Entries with chart source code:
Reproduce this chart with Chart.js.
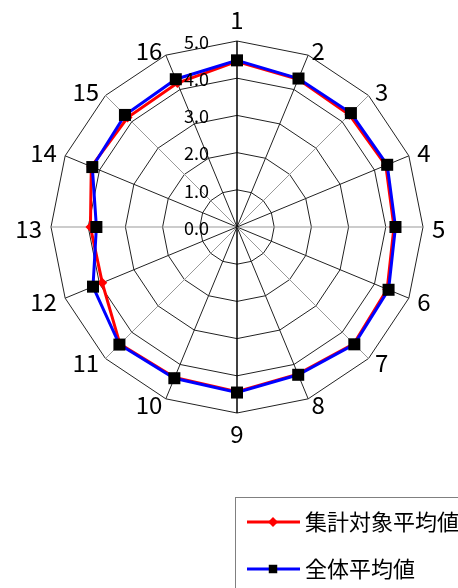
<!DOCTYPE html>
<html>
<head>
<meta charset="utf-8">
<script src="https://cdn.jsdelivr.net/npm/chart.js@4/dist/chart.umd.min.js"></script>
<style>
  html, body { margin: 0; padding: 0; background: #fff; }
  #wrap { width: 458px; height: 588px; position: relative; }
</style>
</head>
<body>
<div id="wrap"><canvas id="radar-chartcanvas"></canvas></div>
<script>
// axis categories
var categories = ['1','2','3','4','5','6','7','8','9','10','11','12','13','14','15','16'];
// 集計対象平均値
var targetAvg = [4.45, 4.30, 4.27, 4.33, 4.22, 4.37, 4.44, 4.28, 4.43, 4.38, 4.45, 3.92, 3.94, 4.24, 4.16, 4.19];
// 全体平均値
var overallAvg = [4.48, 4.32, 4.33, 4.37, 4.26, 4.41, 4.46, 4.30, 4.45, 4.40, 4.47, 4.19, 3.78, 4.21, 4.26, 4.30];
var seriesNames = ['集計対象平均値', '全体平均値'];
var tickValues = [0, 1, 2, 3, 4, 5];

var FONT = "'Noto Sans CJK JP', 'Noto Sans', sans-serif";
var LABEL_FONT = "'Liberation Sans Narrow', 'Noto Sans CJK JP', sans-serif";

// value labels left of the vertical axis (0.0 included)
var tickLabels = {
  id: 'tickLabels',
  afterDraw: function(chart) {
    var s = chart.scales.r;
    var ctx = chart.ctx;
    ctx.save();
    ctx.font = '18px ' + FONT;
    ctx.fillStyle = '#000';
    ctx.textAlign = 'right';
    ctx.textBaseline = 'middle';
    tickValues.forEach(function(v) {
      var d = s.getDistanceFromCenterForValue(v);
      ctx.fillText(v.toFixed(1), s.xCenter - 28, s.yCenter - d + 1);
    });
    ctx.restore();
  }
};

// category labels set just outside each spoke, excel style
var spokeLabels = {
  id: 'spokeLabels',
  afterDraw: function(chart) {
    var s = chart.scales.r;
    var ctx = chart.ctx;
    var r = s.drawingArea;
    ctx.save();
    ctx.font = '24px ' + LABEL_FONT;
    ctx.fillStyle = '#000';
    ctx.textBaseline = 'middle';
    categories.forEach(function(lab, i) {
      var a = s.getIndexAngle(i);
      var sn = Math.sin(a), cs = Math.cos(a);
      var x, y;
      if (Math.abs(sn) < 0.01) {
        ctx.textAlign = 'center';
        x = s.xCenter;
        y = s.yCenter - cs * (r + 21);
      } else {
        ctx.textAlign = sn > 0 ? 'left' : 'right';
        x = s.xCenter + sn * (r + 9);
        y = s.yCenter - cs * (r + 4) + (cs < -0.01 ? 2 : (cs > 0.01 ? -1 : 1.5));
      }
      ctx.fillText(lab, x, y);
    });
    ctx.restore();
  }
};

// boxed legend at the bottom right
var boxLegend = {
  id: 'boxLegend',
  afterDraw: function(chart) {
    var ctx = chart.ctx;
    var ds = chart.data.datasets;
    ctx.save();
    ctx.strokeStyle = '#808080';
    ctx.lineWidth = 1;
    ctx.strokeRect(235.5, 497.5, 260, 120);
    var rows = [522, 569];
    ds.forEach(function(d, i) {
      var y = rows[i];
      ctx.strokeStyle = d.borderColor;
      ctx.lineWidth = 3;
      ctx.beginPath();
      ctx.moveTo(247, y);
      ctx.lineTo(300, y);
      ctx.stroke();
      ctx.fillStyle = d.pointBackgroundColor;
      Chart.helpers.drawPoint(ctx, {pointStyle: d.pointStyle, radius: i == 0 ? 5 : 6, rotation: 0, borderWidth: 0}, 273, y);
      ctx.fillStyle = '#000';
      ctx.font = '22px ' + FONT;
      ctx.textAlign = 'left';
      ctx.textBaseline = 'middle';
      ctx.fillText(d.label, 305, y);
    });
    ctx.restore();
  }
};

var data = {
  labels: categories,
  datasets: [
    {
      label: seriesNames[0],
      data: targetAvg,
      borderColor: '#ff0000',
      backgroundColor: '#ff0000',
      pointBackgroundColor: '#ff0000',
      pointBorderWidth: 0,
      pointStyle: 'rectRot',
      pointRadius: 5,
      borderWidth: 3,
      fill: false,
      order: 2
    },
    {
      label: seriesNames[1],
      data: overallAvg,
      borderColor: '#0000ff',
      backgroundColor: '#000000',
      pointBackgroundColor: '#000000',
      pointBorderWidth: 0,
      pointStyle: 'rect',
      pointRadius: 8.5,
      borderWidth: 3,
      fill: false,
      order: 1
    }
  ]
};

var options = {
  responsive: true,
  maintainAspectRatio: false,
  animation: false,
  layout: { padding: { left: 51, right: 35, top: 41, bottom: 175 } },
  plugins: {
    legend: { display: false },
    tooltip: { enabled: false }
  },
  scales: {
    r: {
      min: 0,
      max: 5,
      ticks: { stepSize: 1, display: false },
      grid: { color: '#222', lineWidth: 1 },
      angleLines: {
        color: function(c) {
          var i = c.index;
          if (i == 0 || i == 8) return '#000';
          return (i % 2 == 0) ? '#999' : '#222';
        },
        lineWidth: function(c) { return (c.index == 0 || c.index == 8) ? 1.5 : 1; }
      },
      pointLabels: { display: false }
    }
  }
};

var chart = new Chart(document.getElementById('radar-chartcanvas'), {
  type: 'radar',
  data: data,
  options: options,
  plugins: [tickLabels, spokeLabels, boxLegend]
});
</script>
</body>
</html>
---
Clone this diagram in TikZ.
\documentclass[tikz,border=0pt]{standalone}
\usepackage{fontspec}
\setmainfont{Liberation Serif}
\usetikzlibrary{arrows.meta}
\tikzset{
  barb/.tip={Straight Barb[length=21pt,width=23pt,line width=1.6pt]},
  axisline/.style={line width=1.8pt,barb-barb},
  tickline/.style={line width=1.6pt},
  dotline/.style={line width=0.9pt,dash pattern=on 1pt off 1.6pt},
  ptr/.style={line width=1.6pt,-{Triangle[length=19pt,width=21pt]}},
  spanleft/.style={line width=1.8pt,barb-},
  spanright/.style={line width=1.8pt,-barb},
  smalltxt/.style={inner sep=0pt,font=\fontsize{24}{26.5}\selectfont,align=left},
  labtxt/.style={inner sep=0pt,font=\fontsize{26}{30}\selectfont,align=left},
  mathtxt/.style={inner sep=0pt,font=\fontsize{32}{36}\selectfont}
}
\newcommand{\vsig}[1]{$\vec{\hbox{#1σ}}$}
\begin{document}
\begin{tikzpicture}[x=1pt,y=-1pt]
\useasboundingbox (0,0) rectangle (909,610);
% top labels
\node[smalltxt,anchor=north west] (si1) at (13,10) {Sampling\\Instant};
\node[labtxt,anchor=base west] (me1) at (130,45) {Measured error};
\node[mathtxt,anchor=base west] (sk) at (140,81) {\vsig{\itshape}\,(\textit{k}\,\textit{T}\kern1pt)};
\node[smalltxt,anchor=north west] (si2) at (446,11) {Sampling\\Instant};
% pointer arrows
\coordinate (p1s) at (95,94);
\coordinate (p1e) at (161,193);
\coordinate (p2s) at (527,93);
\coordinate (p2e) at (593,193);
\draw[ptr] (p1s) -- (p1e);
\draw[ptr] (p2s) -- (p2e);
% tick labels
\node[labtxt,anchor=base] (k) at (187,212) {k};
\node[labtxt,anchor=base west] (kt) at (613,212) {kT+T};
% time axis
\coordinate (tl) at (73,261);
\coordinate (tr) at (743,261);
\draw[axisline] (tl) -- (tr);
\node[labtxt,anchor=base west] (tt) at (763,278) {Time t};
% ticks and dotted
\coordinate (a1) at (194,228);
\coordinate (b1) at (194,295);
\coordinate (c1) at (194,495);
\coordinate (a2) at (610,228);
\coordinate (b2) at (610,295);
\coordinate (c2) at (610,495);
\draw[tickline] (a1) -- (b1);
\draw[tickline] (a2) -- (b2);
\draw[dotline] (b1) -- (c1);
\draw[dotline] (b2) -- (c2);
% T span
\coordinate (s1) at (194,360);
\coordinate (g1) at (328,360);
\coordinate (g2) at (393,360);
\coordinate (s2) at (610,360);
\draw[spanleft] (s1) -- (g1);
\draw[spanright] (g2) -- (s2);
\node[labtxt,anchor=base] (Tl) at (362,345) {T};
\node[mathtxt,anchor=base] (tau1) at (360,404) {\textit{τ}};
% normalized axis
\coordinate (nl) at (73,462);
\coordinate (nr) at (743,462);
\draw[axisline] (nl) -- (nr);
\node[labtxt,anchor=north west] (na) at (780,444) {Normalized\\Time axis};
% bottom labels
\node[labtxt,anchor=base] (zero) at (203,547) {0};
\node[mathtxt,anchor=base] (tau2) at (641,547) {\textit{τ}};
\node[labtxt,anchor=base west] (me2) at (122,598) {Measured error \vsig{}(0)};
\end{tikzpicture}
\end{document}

# Exercise task
Above are some records. Reproduce the lines from the one with "Reproduce this chart with Chart.js." down to the one with "Sans Narrow', 'Noto", keeping both, and leave every picture out.

# The solution
Reproduce this chart with Chart.js.
<!DOCTYPE html>
<html>
<head>
<meta charset="utf-8">
<script src="https://cdn.jsdelivr.net/npm/chart.js@4/dist/chart.umd.min.js"></script>
<style>
  html, body { margin: 0; padding: 0; background: #fff; }
  #wrap { width: 458px; height: 588px; position: relative; }
</style>
</head>
<body>
<div id="wrap"><canvas id="radar-chartcanvas"></canvas></div>
<script>
// axis categories
var categories = ['1','2','3','4','5','6','7','8','9','10','11','12','13','14','15','16'];
// 集計対象平均値
var targetAvg = [4.45, 4.30, 4.27, 4.33, 4.22, 4.37, 4.44, 4.28, 4.43, 4.38, 4.45, 3.92, 3.94, 4.24, 4.16, 4.19];
// 全体平均値
var overallAvg = [4.48, 4.32, 4.33, 4.37, 4.26, 4.41, 4.46, 4.30, 4.45, 4.40, 4.47, 4.19, 3.78, 4.21, 4.26, 4.30];
var seriesNames = ['集計対象平均値', '全体平均値'];
var tickValues = [0, 1, 2, 3, 4, 5];

var FONT = "'Noto Sans CJK JP', 'Noto Sans', sans-serif";
var LABEL_FONT = "'Liberation Sans Narrow', 'Noto Sans CJK JP', sans-serif";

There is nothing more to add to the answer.